-- SUPPLIED ENTRIES start --
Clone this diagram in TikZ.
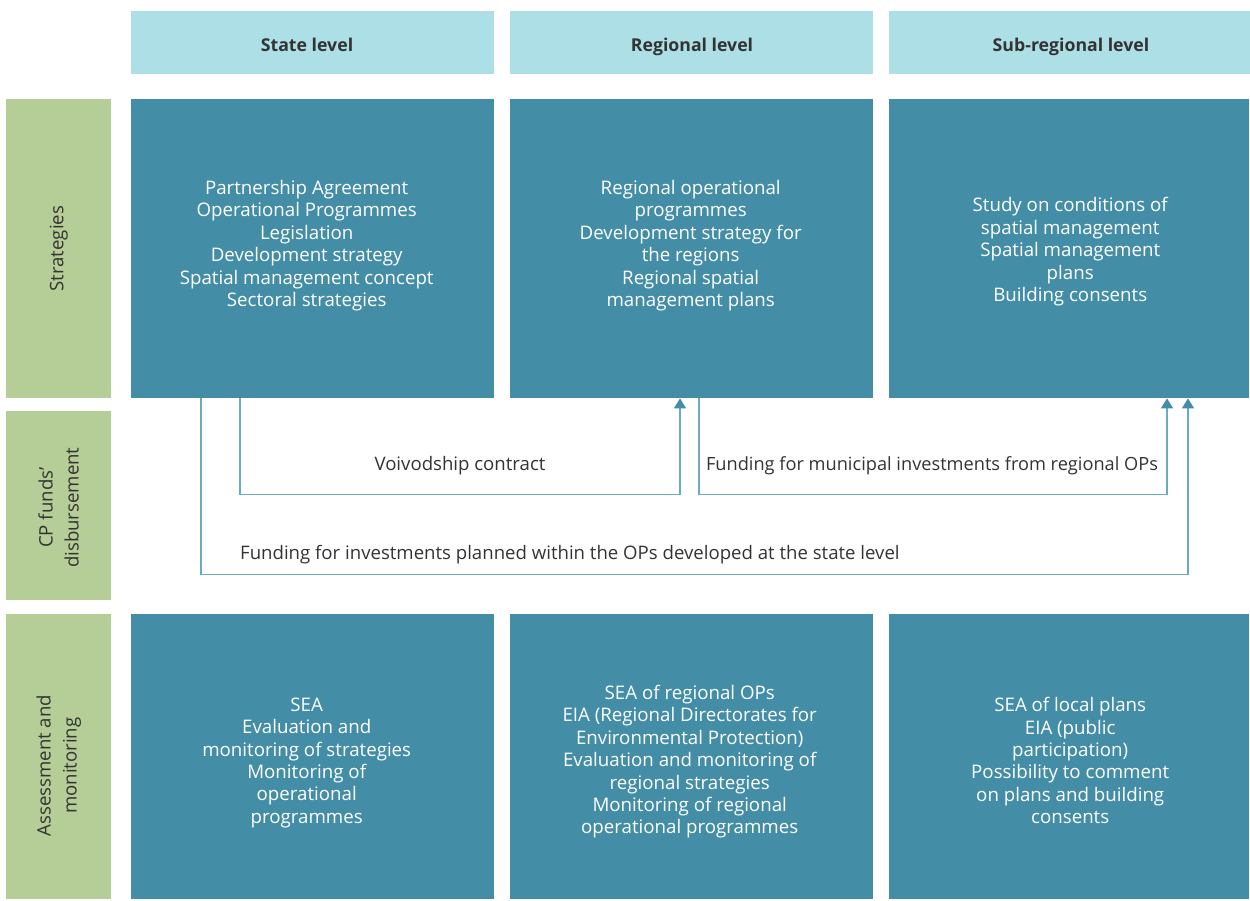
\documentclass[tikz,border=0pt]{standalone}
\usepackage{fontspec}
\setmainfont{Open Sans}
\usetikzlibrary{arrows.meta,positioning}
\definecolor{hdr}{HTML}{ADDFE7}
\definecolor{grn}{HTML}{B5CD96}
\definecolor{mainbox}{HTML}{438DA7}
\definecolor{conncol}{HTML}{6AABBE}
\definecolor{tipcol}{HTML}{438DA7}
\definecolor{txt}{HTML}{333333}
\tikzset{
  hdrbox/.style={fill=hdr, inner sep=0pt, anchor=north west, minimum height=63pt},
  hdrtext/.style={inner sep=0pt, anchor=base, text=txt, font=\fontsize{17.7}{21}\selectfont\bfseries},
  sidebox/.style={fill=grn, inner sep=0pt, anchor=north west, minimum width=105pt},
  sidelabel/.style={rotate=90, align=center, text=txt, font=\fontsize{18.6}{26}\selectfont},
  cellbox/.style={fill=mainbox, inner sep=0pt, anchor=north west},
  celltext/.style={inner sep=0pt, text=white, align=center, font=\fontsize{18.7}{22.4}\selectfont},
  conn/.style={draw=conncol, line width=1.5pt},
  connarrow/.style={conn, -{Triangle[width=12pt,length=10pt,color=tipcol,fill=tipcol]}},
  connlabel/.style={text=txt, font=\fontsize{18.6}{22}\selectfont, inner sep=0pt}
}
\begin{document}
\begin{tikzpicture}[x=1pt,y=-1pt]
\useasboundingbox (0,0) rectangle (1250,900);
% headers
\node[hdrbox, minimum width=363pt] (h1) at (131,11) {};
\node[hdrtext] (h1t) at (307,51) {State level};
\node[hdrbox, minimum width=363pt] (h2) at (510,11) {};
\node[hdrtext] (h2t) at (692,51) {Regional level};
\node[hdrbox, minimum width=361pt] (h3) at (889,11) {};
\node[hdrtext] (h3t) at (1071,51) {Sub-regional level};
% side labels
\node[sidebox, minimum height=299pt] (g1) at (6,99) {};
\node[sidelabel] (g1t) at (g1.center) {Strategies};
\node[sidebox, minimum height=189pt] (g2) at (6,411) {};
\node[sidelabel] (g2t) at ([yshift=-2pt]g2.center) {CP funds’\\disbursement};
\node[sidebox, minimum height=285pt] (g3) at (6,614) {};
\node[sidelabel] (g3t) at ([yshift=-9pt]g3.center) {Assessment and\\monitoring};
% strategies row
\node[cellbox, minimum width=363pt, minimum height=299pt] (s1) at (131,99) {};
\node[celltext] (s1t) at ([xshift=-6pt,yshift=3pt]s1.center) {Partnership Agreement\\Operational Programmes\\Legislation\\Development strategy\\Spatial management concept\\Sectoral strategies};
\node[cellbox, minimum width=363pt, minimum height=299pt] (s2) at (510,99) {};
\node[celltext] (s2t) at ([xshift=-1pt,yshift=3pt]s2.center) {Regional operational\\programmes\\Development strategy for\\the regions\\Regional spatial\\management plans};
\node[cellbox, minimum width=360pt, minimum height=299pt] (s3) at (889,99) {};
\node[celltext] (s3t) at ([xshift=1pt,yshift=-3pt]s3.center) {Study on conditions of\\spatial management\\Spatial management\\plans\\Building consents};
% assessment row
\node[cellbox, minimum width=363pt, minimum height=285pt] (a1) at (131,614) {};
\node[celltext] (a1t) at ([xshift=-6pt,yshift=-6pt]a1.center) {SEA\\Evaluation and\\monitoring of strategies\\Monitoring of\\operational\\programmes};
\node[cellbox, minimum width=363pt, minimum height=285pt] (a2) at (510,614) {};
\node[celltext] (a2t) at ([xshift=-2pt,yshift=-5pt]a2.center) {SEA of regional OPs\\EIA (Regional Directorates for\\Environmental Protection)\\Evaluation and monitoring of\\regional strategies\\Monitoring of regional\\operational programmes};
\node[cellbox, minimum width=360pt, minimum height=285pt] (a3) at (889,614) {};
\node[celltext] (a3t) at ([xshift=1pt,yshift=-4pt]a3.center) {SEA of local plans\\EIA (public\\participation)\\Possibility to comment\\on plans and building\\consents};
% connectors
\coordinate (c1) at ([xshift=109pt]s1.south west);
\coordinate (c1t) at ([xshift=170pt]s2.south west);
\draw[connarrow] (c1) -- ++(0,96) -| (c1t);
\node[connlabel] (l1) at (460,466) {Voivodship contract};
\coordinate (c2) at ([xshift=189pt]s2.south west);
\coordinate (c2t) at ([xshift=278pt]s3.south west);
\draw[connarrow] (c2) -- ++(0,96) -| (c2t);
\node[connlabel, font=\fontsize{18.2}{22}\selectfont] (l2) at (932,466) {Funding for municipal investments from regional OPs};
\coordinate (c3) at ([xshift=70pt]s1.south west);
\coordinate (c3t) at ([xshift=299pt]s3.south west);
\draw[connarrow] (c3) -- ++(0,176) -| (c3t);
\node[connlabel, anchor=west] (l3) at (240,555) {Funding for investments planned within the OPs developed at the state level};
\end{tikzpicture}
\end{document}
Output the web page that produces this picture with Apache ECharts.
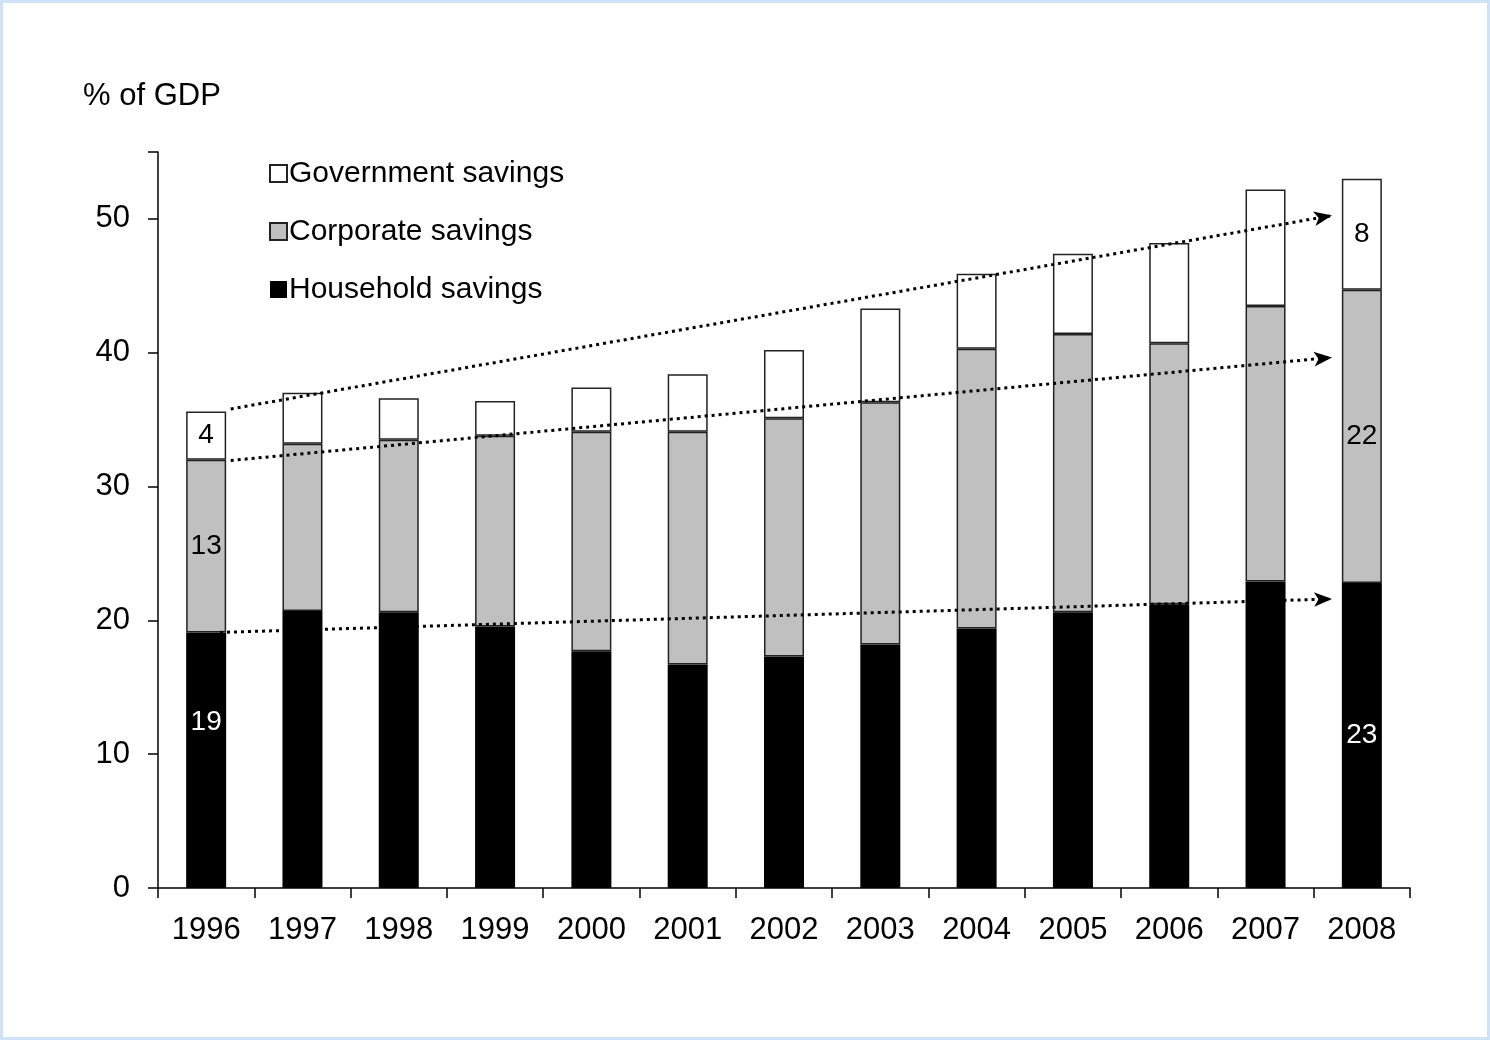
-- SUPPLIED ENTRIES end --
WHAT YOU SHOULD DO: Reproduce the entries above without change, omitting all pictures.

REPLY:
Clone this diagram in TikZ.
\documentclass[tikz,border=0pt]{standalone}
\usepackage{fontspec}
\setmainfont{Open Sans}
\usetikzlibrary{arrows.meta,positioning}
\definecolor{hdr}{HTML}{ADDFE7}
\definecolor{grn}{HTML}{B5CD96}
\definecolor{mainbox}{HTML}{438DA7}
\definecolor{conncol}{HTML}{6AABBE}
\definecolor{tipcol}{HTML}{438DA7}
\definecolor{txt}{HTML}{333333}
\tikzset{
  hdrbox/.style={fill=hdr, inner sep=0pt, anchor=north west, minimum height=63pt},
  hdrtext/.style={inner sep=0pt, anchor=base, text=txt, font=\fontsize{17.7}{21}\selectfont\bfseries},
  sidebox/.style={fill=grn, inner sep=0pt, anchor=north west, minimum width=105pt},
  sidelabel/.style={rotate=90, align=center, text=txt, font=\fontsize{18.6}{26}\selectfont},
  cellbox/.style={fill=mainbox, inner sep=0pt, anchor=north west},
  celltext/.style={inner sep=0pt, text=white, align=center, font=\fontsize{18.7}{22.4}\selectfont},
  conn/.style={draw=conncol, line width=1.5pt},
  connarrow/.style={conn, -{Triangle[width=12pt,length=10pt,color=tipcol,fill=tipcol]}},
  connlabel/.style={text=txt, font=\fontsize{18.6}{22}\selectfont, inner sep=0pt}
}
\begin{document}
\begin{tikzpicture}[x=1pt,y=-1pt]
\useasboundingbox (0,0) rectangle (1250,900);
% headers
\node[hdrbox, minimum width=363pt] (h1) at (131,11) {};
\node[hdrtext] (h1t) at (307,51) {State level};
\node[hdrbox, minimum width=363pt] (h2) at (510,11) {};
\node[hdrtext] (h2t) at (692,51) {Regional level};
\node[hdrbox, minimum width=361pt] (h3) at (889,11) {};
\node[hdrtext] (h3t) at (1071,51) {Sub-regional level};
% side labels
\node[sidebox, minimum height=299pt] (g1) at (6,99) {};
\node[sidelabel] (g1t) at (g1.center) {Strategies};
\node[sidebox, minimum height=189pt] (g2) at (6,411) {};
\node[sidelabel] (g2t) at ([yshift=-2pt]g2.center) {CP funds’\\disbursement};
\node[sidebox, minimum height=285pt] (g3) at (6,614) {};
\node[sidelabel] (g3t) at ([yshift=-9pt]g3.center) {Assessment and\\monitoring};
% strategies row
\node[cellbox, minimum width=363pt, minimum height=299pt] (s1) at (131,99) {};
\node[celltext] (s1t) at ([xshift=-6pt,yshift=3pt]s1.center) {Partnership Agreement\\Operational Programmes\\Legislation\\Development strategy\\Spatial management concept\\Sectoral strategies};
\node[cellbox, minimum width=363pt, minimum height=299pt] (s2) at (510,99) {};
\node[celltext] (s2t) at ([xshift=-1pt,yshift=3pt]s2.center) {Regional operational\\programmes\\Development strategy for\\the regions\\Regional spatial\\management plans};
\node[cellbox, minimum width=360pt, minimum height=299pt] (s3) at (889,99) {};
\node[celltext] (s3t) at ([xshift=1pt,yshift=-3pt]s3.center) {Study on conditions of\\spatial management\\Spatial management\\plans\\Building consents};
% assessment row
\node[cellbox, minimum width=363pt, minimum height=285pt] (a1) at (131,614) {};
\node[celltext] (a1t) at ([xshift=-6pt,yshift=-6pt]a1.center) {SEA\\Evaluation and\\monitoring of strategies\\Monitoring of\\operational\\programmes};
\node[cellbox, minimum width=363pt, minimum height=285pt] (a2) at (510,614) {};
\node[celltext] (a2t) at ([xshift=-2pt,yshift=-5pt]a2.center) {SEA of regional OPs\\EIA (Regional Directorates for\\Environmental Protection)\\Evaluation and monitoring of\\regional strategies\\Monitoring of regional\\operational programmes};
\node[cellbox, minimum width=360pt, minimum height=285pt] (a3) at (889,614) {};
\node[celltext] (a3t) at ([xshift=1pt,yshift=-4pt]a3.center) {SEA of local plans\\EIA (public\\participation)\\Possibility to comment\\on plans and building\\consents};
% connectors
\coordinate (c1) at ([xshift=109pt]s1.south west);
\coordinate (c1t) at ([xshift=170pt]s2.south west);
\draw[connarrow] (c1) -- ++(0,96) -| (c1t);
\node[connlabel] (l1) at (460,466) {Voivodship contract};
\coordinate (c2) at ([xshift=189pt]s2.south west);
\coordinate (c2t) at ([xshift=278pt]s3.south west);
\draw[connarrow] (c2) -- ++(0,96) -| (c2t);
\node[connlabel, font=\fontsize{18.2}{22}\selectfont] (l2) at (932,466) {Funding for municipal investments from regional OPs};
\coordinate (c3) at ([xshift=70pt]s1.south west);
\coordinate (c3t) at ([xshift=299pt]s3.south west);
\draw[connarrow] (c3) -- ++(0,176) -| (c3t);
\node[connlabel, anchor=west] (l3) at (240,555) {Funding for investments planned within the OPs developed at the state level};
\end{tikzpicture}
\end{document}
Output the web page that produces this picture with Apache ECharts.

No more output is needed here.